What needs to be done. Search the data for the word "chart" and copy every line where it occurs.

::::::::

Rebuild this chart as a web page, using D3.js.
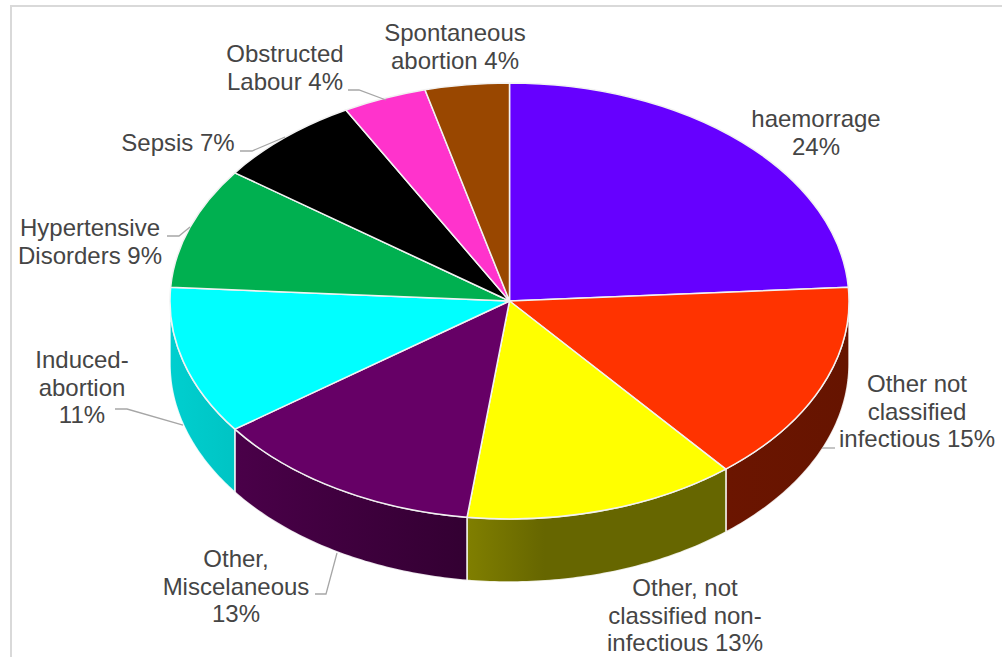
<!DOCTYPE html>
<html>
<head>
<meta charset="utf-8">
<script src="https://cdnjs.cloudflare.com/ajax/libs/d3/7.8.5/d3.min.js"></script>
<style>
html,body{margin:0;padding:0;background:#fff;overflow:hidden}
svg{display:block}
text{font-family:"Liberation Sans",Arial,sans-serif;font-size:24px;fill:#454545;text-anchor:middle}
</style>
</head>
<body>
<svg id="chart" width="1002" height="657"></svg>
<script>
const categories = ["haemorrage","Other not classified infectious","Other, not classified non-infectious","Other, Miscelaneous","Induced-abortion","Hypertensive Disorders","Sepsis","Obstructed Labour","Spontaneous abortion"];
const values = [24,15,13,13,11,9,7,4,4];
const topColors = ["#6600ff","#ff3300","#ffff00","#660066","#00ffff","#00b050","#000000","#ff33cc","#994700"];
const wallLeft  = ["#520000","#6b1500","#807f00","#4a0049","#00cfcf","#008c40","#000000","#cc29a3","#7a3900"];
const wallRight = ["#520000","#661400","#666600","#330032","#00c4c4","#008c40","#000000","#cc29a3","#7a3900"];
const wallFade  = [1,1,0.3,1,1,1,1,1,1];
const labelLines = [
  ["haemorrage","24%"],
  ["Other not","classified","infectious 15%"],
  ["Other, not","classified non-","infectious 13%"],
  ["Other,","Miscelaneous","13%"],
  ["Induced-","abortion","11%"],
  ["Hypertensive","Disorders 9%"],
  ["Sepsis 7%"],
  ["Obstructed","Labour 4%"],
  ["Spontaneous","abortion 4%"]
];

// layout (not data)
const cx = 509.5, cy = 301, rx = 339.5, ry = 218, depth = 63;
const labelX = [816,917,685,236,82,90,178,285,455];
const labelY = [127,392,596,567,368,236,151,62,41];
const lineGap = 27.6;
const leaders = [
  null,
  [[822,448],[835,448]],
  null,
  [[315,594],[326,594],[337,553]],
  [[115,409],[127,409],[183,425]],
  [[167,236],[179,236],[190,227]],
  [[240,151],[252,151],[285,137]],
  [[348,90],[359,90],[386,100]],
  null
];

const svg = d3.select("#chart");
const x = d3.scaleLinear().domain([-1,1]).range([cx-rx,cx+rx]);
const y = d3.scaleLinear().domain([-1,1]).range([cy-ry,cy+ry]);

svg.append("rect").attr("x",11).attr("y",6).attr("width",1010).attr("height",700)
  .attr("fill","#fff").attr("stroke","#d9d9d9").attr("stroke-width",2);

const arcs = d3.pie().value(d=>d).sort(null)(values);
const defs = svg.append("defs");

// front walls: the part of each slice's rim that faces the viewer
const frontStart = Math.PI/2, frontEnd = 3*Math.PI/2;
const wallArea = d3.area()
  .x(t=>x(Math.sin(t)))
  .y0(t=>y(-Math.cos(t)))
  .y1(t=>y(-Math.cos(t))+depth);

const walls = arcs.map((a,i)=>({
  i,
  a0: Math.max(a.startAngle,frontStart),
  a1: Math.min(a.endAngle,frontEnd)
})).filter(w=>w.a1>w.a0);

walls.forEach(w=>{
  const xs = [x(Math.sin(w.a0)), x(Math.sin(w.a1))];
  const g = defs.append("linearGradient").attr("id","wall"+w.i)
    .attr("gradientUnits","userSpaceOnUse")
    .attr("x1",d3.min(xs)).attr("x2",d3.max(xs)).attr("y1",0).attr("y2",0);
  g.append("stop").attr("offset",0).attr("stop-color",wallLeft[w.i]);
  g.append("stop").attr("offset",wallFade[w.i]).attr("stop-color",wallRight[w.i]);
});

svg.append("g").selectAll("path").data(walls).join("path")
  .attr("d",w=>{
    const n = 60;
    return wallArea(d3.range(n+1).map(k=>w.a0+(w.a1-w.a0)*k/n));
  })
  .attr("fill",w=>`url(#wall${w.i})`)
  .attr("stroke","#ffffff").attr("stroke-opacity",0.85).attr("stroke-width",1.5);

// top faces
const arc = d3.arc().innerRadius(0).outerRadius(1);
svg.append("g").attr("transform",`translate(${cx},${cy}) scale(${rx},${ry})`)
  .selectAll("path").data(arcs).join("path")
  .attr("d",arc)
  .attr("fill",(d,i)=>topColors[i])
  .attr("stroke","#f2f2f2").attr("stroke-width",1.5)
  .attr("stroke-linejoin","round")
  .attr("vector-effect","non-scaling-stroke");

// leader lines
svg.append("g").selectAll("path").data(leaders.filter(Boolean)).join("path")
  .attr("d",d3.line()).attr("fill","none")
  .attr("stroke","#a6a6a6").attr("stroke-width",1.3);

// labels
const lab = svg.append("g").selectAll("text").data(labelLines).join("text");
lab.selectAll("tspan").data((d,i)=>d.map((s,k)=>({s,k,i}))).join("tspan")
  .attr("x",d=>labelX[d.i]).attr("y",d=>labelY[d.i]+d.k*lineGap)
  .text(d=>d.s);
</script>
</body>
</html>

::::::::

Exercise answer.
Rebuild this chart as a web page, using D3.js.
<svg id="chart" width="1002" height="657"></svg>
const svg = d3.select("#chart");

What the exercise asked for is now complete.